LUXURY CAN BE A POTATO AND AN ONION

“Luxury can be a potato and an onion” said chef Francis Mallmann and it resonated with the thinking of Maison Bodega.

“I love opposites! I love contradictions; I think human beings need contradictions. We need opposites. We need to sleep in a five-star hotel and we need to sleep under a tree. The distance and the difference between those two extremes are what makes us happy and what makes us think and what makes us grow. If you only sleep under a tree, it’s quite sad. If you only sleep in a five-star hotel, it’s extremely sad, too. So, I think that we need those contrasts in life – in every way!” - Francis Mallmann

For our most recent selection of vintage and antiques, we explore the the tension between new pieces and storied ones - where spaces feel gathered, not staged, the mature harvest brought inside, candlelight catching on glass and brass. Our perspective is simple, make the useful beautiful without polishing away where it came from.

1886 engraving of Parmentier showing potatoes to Louis XVI.

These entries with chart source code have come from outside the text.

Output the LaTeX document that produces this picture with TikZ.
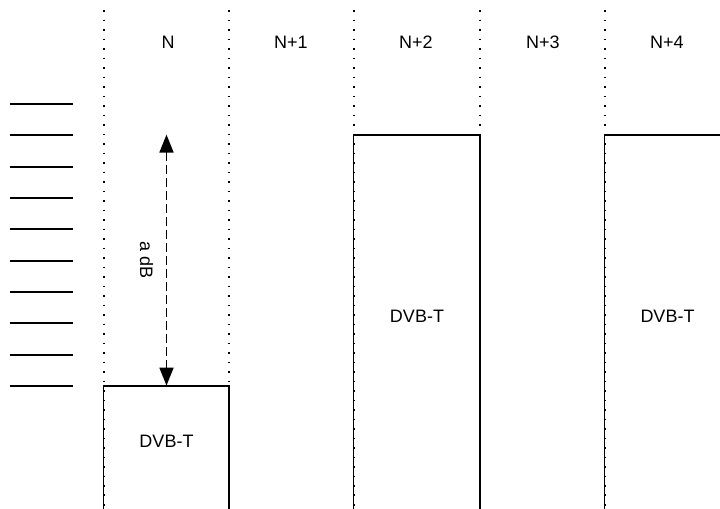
\documentclass[tikz,border=0pt]{standalone}
\usepackage{fontspec}
\setmainfont{Liberation Sans}
\usetikzlibrary{arrows.meta, positioning, fit}

\begin{document}
\begin{tikzpicture}[
    x=0.5pt, y=-0.5pt,
    >={Triangle[length=9pt, width=7pt]},
    font=\fontsize{9}{11}\selectfont,
    channel/.style = {dash pattern=on 0.9pt off 3.85pt, line width=0.9pt},
    band/.style = {inner sep=0pt},
    outline/.style = {draw, line width=0.9pt},
    tick/.style = {draw, line width=0.9pt},
    level/.style = {draw, <->, dash pattern=on 4.5pt off 2pt, line width=0.9pt}
]
    \clip (0,0) rectangle (720,509);
    % channel borders
    \foreach \x in {104,229,354,480,605}
        \draw [channel] (\x,10) -- (\x,509);
    % channel numbers
    \node (chN) at (168,42) {N};
    \node (chNa) at (291,42) {N+1};
    \node (chNb) at (416,42) {N+2};
    \node (chNc) at (543,42) {N+3};
    \node (chNd) at (667,42) {N+4};
    % level scale
    \foreach \i in {0,...,9}
        \draw [tick] (10,104+31.33*\i) -- (73,104+31.33*\i);
    % DVB-T signals
    \node [band, fit={(104,386) (229,509)}] (boxN) {DVB-T};
    \node [band, fit={(354,135) (480,509)}] (boxNb) {DVB-T};
    \node [band, fit={(605,135) (730,509)}] (boxNd) {DVB-T};
    \draw [outline] (boxN.south west) |- (boxN.north east) -- (boxN.south east);
    \draw [outline] (boxNb.south west) |- (boxNb.north east) -- (boxNb.south east);
    \draw [outline] (boxNd.south west) |- (boxNd.north east) -- (boxNd.south east);
    \coordinate (ref) at (boxN.north |- boxNb.north);
    \draw [level] (ref) -- node[midway, xshift=-10pt, rotate=-90] {a dB} (boxN.north);
\end{tikzpicture}
\end{document}
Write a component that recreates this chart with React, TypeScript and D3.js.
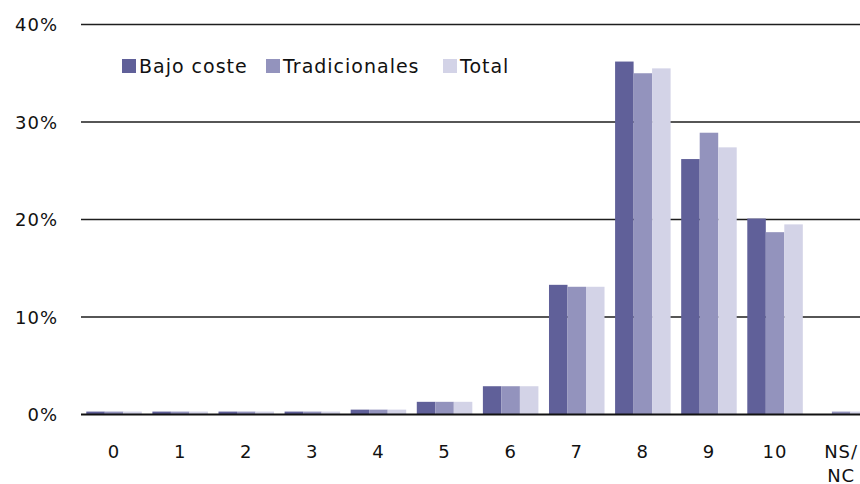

Early in the 1770s Antoine-Augustin Parmentier is supposed to have persuaded Louis XVI to let him plant a field of potatoes just outside Paris. Parmentier posted ostentatious "guards" to protect the crop. The curiosity of the Parisians was aroused and the field was plundered with the result that it became chic to grow potatoes.

Parmentier compounded the potato's new reputation by giving a court dinner at which every course included tubers. He even persuaded Marie Antoinette to wear potato flowers in her hair.

Potato flower. Engraving in Petit Journal, March 1901.

Photograph of a statue dedicated to Parmentier, image c. 1914

Parmentier's highly developed marketing skills mean that now many classic French dishes are prefixed by his name and if you see Parmentier on a menu it means potato.

Potatoes are left on Parmentier’s grave to this day.